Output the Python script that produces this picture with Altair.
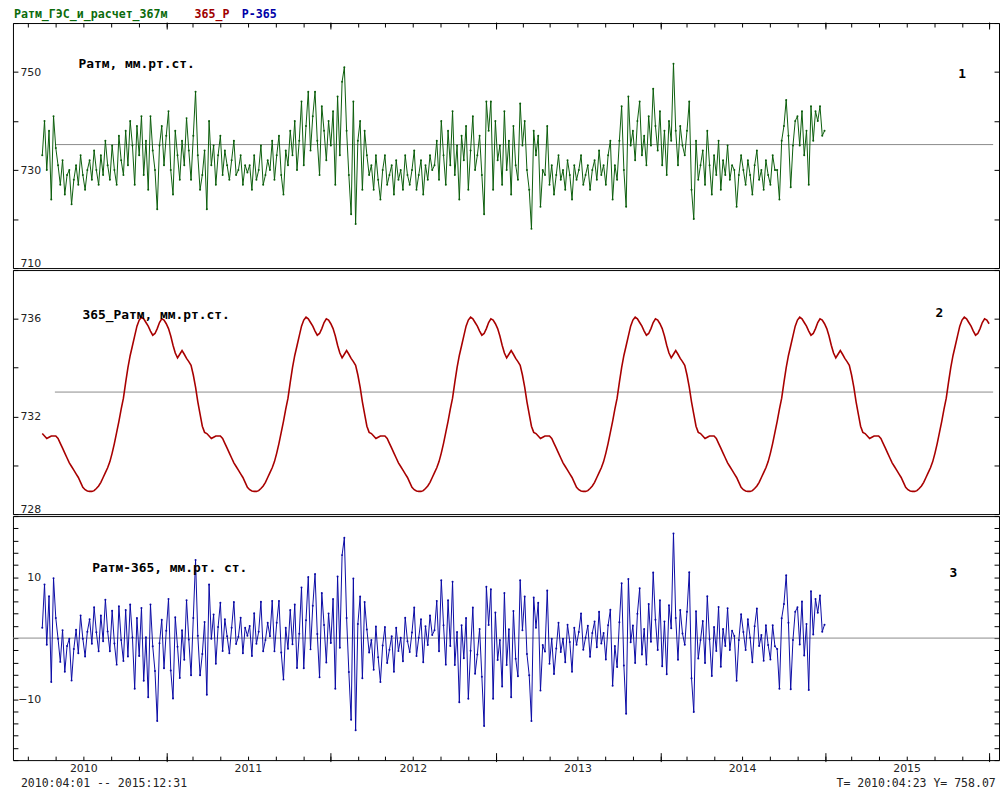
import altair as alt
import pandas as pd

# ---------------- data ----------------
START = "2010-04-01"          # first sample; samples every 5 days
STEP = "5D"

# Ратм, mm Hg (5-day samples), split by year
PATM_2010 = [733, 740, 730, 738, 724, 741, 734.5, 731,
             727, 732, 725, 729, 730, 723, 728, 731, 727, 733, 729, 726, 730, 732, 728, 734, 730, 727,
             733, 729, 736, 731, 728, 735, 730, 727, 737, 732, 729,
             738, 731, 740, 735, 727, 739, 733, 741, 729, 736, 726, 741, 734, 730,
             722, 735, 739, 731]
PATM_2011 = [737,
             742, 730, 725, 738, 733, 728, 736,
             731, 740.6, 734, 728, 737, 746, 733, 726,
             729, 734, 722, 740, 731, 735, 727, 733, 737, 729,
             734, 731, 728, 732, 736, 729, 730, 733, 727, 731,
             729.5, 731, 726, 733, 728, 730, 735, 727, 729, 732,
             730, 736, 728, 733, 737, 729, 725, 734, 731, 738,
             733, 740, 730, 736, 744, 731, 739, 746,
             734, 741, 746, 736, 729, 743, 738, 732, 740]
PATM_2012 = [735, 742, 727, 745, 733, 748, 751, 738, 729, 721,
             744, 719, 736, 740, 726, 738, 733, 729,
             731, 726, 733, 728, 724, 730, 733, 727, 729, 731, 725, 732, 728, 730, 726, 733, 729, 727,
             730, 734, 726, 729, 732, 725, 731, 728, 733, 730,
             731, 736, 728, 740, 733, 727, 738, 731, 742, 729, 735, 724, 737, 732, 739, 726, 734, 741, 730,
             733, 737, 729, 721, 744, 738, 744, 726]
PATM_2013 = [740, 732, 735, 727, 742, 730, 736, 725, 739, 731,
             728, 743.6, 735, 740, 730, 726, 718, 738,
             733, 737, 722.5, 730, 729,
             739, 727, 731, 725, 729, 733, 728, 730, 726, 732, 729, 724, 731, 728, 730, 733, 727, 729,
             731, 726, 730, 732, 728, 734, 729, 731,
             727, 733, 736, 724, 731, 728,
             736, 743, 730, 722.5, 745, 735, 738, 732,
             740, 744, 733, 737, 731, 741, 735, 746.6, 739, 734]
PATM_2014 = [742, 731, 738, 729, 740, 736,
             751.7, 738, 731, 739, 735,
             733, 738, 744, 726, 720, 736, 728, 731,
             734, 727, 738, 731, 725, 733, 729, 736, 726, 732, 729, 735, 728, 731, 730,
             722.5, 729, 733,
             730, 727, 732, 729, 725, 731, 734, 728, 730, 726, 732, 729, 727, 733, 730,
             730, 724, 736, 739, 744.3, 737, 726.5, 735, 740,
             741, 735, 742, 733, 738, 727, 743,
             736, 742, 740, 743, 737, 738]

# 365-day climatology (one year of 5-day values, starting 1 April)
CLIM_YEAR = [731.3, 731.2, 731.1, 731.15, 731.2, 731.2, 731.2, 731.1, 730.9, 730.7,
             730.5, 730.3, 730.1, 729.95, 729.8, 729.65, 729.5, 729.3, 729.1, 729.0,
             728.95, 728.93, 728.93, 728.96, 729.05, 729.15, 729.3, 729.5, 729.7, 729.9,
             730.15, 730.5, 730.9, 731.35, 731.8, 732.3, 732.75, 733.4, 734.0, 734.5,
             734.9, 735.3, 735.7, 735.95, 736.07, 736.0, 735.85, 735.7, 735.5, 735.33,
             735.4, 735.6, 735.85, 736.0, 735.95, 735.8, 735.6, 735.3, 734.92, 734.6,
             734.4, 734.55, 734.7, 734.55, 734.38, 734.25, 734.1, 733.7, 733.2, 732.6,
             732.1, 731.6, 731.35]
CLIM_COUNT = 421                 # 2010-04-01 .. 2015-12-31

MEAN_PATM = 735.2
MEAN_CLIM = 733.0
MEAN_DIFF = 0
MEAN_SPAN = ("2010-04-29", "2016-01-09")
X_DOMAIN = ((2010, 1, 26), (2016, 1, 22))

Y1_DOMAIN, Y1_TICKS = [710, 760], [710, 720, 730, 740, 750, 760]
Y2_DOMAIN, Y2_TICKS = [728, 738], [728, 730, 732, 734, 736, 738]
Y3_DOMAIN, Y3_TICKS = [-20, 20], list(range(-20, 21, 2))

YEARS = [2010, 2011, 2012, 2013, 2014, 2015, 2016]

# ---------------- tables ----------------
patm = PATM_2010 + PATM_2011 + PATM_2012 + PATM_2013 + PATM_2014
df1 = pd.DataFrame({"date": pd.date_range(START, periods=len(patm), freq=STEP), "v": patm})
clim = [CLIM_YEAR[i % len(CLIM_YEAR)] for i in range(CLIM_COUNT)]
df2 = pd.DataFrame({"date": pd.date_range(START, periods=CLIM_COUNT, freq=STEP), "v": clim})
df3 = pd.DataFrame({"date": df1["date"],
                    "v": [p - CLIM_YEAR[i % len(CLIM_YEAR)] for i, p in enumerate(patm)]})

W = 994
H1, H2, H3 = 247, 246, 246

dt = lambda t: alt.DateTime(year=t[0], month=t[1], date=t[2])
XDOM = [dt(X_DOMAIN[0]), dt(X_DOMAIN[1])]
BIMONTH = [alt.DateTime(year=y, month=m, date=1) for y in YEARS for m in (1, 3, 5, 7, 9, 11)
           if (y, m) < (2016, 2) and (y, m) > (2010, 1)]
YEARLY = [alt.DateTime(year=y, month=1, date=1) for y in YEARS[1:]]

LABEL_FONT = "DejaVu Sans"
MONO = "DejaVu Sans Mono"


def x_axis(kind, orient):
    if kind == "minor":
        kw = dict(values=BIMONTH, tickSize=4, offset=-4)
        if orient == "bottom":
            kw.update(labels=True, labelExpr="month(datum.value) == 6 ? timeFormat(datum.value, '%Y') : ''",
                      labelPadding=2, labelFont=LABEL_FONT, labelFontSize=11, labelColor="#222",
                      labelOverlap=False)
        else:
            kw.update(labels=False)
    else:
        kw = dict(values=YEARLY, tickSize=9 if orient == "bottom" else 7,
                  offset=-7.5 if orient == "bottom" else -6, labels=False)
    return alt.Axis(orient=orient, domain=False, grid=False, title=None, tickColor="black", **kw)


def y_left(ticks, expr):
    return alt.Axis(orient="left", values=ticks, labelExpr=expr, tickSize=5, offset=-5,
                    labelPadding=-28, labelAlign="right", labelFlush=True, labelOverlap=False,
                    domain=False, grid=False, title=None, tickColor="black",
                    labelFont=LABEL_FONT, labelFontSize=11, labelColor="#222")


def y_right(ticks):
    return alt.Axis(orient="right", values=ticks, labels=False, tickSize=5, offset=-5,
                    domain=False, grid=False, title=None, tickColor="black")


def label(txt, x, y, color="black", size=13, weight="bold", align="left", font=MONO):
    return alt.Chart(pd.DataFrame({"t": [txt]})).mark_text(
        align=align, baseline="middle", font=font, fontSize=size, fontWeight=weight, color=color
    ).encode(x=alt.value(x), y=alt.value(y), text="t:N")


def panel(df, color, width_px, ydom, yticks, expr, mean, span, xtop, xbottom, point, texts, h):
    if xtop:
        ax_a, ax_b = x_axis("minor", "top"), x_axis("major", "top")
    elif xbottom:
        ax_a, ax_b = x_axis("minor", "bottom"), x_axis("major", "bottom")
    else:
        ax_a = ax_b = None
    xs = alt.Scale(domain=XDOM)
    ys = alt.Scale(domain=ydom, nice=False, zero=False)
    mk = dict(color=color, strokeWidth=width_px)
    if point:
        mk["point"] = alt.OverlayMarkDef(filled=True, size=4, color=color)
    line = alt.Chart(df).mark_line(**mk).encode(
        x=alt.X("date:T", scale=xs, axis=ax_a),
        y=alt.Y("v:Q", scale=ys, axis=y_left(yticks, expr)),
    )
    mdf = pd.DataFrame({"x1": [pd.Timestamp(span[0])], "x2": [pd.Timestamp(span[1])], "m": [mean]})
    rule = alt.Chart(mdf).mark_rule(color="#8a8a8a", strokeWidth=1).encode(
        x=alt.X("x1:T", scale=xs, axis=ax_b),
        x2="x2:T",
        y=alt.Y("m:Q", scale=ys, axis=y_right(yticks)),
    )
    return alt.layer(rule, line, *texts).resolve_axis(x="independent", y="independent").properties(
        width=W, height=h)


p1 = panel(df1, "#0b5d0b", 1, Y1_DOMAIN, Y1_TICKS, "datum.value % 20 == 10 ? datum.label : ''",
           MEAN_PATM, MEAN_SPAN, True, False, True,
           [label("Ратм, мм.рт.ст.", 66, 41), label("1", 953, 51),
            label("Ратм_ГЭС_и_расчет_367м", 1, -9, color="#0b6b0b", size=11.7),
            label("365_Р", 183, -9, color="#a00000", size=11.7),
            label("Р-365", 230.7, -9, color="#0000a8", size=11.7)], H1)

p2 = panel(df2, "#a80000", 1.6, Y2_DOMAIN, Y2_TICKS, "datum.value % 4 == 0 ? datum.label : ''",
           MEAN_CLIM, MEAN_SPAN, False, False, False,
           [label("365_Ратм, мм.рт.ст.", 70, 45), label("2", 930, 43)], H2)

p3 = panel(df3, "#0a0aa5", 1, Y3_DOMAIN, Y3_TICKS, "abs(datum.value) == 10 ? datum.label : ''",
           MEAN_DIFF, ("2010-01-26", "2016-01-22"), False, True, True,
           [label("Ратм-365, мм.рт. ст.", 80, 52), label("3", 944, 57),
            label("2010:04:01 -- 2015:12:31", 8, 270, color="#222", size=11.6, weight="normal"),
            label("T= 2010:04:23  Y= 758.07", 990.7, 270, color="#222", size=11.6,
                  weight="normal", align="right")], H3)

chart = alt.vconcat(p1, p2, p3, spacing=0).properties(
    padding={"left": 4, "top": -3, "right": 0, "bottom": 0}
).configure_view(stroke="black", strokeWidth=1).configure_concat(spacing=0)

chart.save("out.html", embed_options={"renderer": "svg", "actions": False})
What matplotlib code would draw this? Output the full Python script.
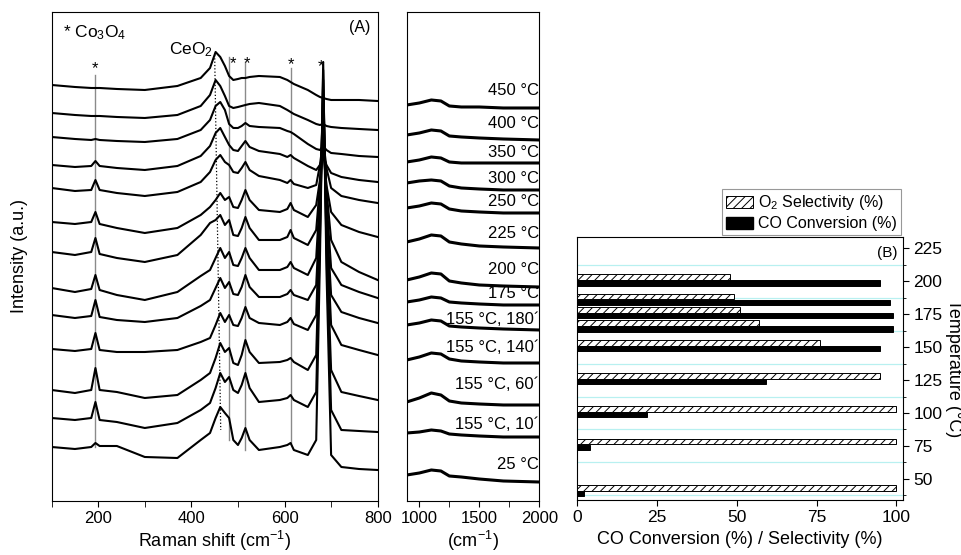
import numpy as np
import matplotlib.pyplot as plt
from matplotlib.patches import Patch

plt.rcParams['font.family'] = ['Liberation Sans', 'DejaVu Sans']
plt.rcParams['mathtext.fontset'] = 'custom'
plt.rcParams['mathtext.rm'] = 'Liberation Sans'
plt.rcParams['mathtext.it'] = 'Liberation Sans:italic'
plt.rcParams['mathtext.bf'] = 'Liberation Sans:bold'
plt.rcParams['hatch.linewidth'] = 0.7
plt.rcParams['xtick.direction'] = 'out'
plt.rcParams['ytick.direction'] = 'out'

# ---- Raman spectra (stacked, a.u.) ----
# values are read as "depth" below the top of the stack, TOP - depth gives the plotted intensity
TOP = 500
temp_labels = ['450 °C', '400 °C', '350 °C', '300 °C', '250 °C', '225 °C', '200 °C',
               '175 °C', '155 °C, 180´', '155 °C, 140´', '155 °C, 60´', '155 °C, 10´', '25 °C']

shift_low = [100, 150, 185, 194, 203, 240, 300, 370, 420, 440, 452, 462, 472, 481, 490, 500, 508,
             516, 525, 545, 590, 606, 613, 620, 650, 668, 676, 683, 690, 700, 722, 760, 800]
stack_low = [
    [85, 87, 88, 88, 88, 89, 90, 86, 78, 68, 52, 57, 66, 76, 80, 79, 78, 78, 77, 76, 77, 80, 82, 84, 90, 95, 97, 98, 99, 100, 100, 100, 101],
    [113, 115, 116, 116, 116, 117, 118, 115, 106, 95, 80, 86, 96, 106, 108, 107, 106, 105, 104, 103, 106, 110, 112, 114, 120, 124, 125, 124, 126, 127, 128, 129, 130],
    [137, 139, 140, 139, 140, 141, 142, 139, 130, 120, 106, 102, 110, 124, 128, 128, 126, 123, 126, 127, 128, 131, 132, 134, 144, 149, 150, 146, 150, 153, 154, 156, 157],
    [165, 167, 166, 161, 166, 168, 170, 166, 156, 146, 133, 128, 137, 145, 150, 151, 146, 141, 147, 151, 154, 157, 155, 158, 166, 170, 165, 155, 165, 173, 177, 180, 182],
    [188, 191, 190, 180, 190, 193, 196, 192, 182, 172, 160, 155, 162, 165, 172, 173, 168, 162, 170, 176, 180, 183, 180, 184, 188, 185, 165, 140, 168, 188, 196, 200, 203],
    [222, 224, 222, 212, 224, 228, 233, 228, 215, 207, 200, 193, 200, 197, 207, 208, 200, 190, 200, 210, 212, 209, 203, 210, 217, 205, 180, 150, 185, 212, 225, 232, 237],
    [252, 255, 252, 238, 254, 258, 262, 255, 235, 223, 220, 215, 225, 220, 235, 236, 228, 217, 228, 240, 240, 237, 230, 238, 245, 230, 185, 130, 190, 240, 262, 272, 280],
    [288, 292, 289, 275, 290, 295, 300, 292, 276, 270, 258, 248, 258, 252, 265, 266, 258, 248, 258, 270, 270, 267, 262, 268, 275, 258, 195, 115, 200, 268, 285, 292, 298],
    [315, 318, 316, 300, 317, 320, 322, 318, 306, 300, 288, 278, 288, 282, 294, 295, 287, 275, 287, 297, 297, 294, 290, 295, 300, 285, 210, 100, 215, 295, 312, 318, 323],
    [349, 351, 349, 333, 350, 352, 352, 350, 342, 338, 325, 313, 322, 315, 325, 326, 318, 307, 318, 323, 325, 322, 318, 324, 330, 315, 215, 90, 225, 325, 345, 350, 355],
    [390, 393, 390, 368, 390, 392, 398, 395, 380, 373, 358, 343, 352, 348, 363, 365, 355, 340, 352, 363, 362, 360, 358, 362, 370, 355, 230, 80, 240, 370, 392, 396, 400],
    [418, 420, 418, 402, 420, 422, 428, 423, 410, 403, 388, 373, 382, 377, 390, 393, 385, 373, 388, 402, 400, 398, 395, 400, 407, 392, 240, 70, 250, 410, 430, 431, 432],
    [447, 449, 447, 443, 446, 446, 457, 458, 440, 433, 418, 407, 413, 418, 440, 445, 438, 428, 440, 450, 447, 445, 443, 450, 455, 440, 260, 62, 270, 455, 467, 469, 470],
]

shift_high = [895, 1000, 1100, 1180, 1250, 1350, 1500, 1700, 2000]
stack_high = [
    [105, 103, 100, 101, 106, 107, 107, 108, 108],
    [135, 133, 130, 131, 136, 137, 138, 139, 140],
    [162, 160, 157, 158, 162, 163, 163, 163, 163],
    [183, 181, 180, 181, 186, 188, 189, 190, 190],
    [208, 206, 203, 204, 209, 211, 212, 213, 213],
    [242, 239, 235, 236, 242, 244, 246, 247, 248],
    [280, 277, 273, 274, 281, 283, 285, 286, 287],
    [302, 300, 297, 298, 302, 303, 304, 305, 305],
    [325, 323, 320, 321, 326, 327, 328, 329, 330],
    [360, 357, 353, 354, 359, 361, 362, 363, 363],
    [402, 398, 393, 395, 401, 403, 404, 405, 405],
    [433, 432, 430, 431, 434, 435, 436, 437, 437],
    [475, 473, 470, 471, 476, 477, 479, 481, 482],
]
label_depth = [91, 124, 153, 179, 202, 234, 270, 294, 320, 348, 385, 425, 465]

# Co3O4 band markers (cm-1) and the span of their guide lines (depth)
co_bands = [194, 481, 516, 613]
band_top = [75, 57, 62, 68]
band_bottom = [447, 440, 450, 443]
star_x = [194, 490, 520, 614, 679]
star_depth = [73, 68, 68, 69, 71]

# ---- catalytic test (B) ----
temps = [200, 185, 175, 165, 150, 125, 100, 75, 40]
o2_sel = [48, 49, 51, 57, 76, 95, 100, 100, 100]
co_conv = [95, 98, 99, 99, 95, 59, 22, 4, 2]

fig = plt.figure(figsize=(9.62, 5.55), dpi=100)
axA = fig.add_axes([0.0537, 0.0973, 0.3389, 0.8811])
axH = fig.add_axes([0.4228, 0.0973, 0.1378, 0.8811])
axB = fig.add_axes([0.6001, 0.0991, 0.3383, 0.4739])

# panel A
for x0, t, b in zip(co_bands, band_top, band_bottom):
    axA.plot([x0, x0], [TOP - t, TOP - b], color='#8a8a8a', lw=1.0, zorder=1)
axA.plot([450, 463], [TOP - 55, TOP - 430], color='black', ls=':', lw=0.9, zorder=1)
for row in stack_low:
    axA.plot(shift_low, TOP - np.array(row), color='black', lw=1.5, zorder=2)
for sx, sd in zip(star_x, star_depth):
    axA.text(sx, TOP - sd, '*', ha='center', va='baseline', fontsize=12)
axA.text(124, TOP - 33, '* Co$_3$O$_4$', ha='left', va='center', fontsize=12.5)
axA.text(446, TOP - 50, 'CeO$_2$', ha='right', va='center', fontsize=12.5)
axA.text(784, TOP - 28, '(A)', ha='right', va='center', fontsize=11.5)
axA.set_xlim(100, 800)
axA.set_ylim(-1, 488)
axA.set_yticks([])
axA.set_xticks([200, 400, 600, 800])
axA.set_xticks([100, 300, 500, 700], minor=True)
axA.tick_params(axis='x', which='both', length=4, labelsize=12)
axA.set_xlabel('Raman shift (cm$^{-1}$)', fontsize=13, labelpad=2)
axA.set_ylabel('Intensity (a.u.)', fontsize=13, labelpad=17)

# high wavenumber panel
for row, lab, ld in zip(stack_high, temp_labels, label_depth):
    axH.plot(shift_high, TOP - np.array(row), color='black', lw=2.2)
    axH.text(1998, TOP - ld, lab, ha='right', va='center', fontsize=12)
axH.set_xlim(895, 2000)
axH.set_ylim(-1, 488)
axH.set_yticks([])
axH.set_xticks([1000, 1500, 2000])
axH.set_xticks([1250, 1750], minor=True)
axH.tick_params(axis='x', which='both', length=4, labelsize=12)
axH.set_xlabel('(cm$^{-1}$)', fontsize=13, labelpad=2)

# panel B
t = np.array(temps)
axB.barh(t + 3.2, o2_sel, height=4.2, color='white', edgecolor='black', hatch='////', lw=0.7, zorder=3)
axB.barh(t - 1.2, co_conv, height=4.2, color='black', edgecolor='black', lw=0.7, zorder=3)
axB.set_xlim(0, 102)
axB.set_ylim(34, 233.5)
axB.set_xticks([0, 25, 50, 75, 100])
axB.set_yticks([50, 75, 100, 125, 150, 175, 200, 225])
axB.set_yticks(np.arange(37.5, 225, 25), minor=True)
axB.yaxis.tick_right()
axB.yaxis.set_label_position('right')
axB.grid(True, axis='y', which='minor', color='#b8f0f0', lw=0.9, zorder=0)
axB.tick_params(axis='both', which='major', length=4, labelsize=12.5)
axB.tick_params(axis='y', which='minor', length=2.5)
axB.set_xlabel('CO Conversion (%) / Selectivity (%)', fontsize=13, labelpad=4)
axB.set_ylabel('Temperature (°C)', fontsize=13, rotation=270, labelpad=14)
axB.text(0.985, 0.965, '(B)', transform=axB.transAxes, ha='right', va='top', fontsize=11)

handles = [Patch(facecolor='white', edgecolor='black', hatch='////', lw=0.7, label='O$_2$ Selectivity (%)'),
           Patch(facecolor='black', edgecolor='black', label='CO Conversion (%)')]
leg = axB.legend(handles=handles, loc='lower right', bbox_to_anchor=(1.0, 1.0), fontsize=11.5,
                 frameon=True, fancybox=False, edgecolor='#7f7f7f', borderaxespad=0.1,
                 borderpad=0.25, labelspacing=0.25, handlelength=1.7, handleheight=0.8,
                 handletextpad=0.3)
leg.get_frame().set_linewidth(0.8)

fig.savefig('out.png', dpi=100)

####################

THE REQUEST: Return all lines containing the word "matplotlib".

RIGHT ANSWER:
What matplotlib code would draw this? Output the full Python script.
import matplotlib.pyplot as plt
from matplotlib.patches import Patch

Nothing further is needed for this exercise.